Limitations: At times, this independence can result in situations where the actual envelope of a feature is larger than expected, especially when form deviation and size deviation are both at their maximum. Additionally, Rule 2 may not be suitable when a perfect fit at worst-case assembly is needed.
GD&T Rule 2 Solution & Examples
If a plate with thickness 10 mm ± 1 mm has a 0.5 mm flatness tolerance applied to the thickness dimension, and no MMC or LMC modifier is present, the flatness and size tolerances are independent. The maximum envelope occurs when the plate is at 11 mm and also exhibits 0.5 mm flatness deviation, resulting in an envelope of 11.5 mm.

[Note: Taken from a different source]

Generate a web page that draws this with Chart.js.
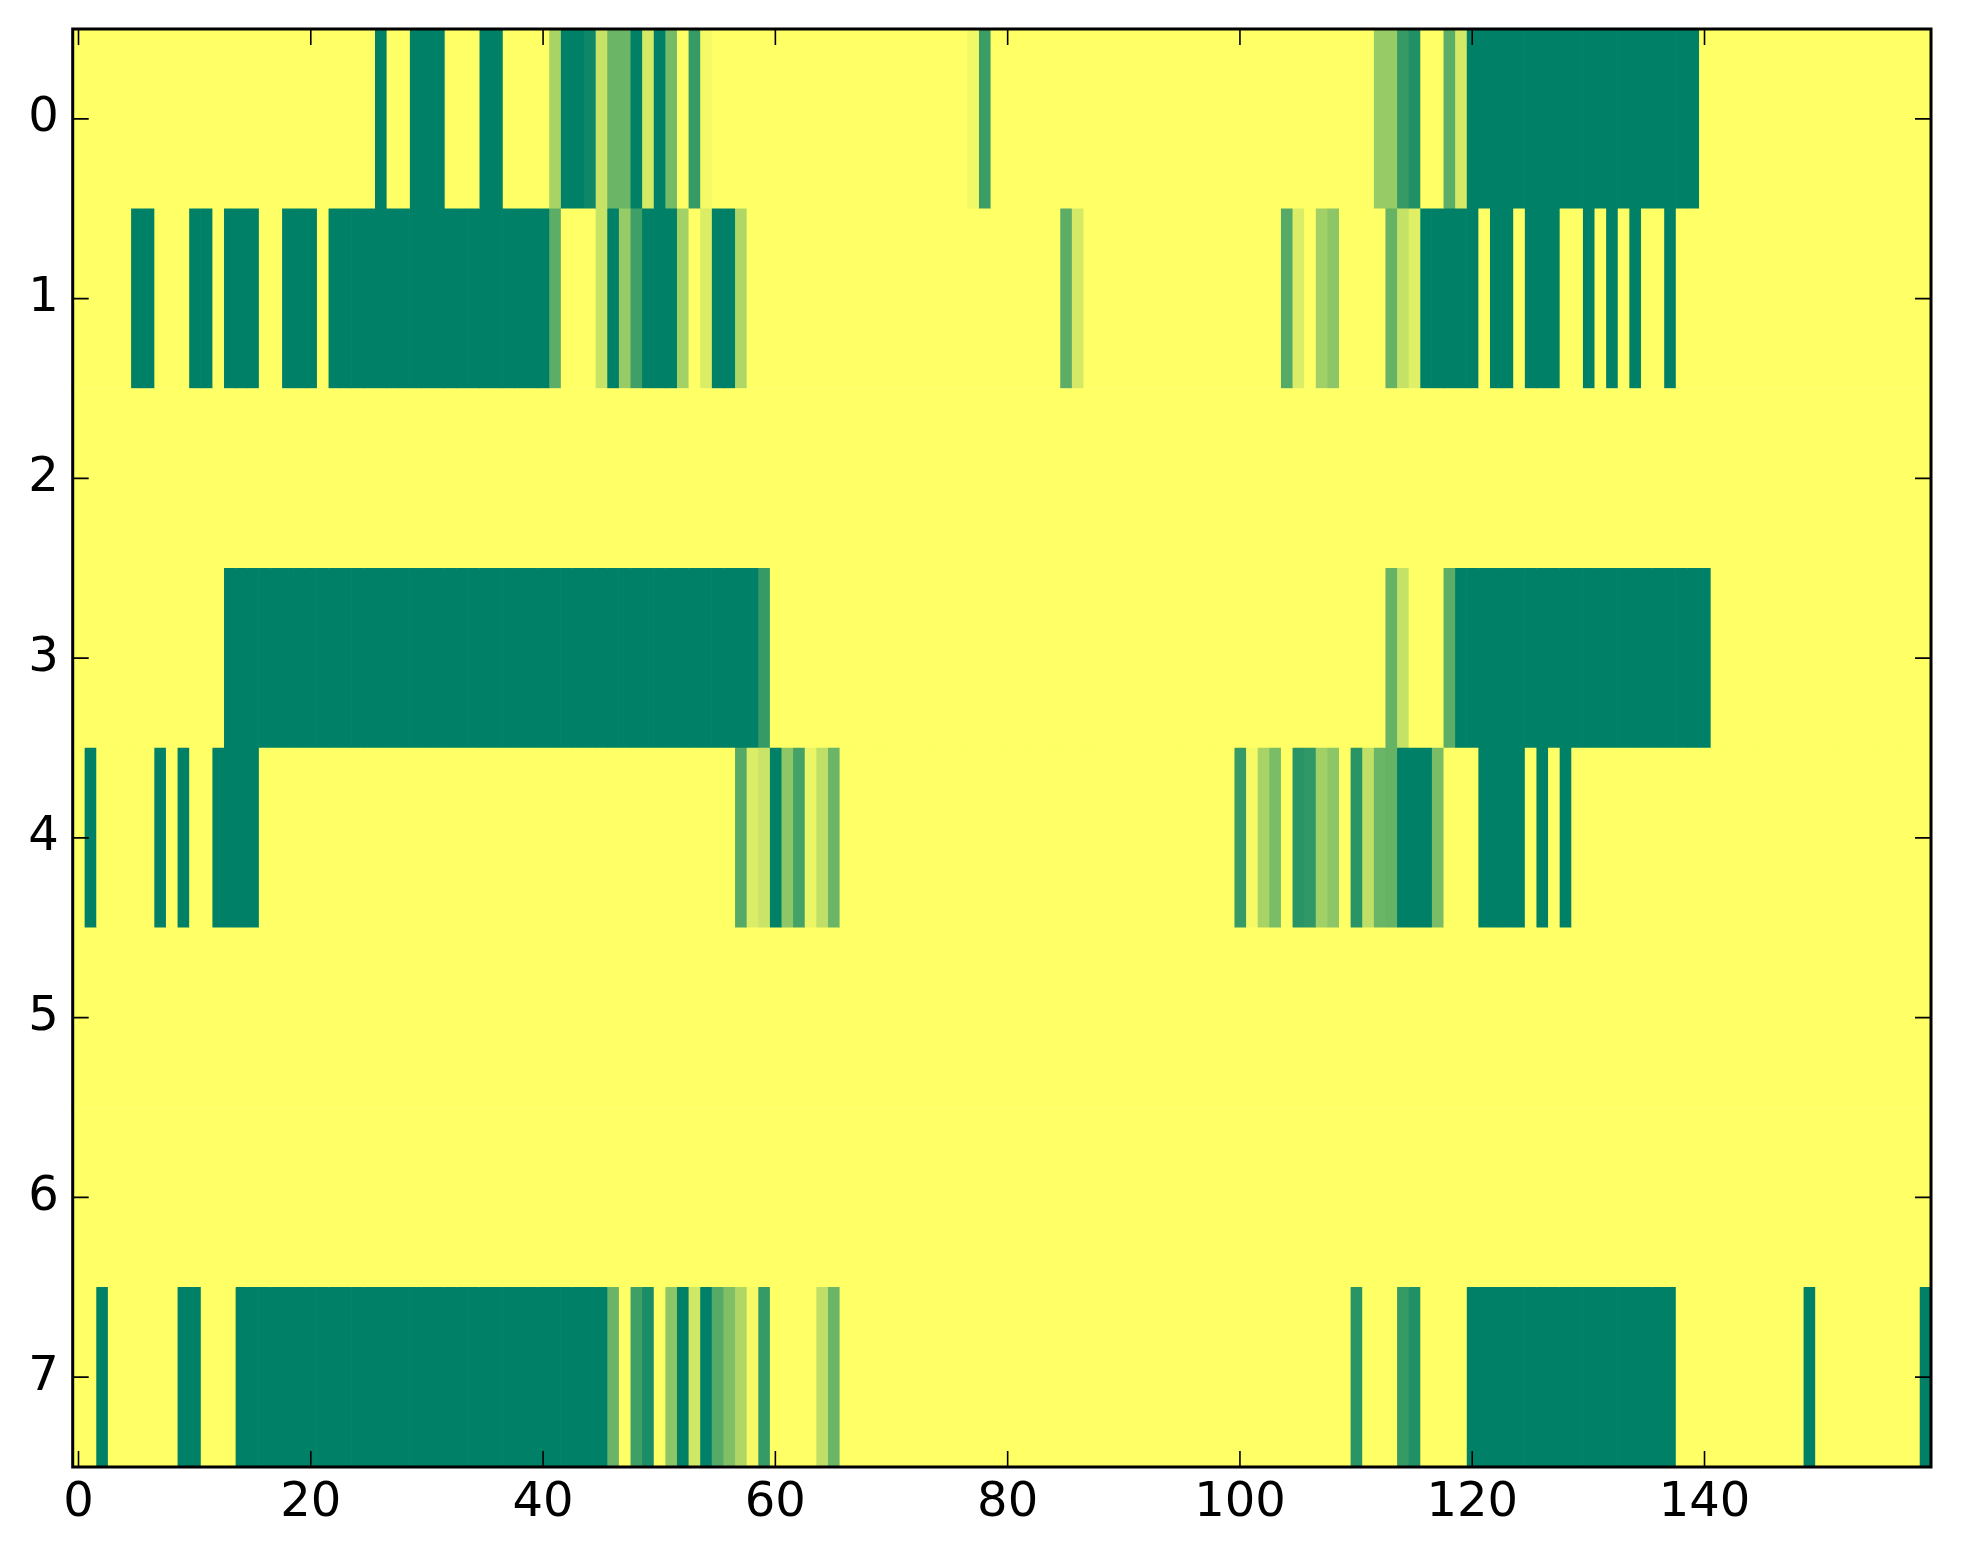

For a shaft of diameter 10 ± 1 mm with a straightness tolerance of 0.5 mm applied to the size dimension, the shaft can be as large as 11 mm and still have a straightness deviation up to 0.5 mm. This results in an envelope boundary of 11.5 mm.
GD&T Rule 1 & Rule 2 Differences & Relations
| Aspect | Rule 1 | Rule 2 |
|---|---|---|
| Envelope Principle | Form is controlled by the limit size; perfect at MMC | Geometric controls are independent of size unless modified |
| Default Condition | Applies to individual regular features of size | Applies when no modifying symbol is present |
| Form Control at MMC | Perfect (no deviation allowed at MMC) | Form deviation may exist at MMC if no modifier is used |
| Applications | Ensures assembly at worst-case condition | Provides independence for geometric tolerances |
| Overriding | Can be overridden by Rule 2 or with independency symbol | Overrides Rule 1 when applied to the median plane or with no modifier |
In some situations, Rule 1 does not apply and is overridden by Rule 2, while in other cases, Rule 2 is superseded by Rule 1. For example, applying a flatness tolerance to the size dimension of a planar feature, or a straightness tolerance to the size of a cylindrical feature, places Rule 2 in precedence. The independence symbol can also override Rule 1.
Both rules are applied by default in most situations, but understanding their scope and limitations ensures that the intended function and manufacturability of the part are consistently achieved.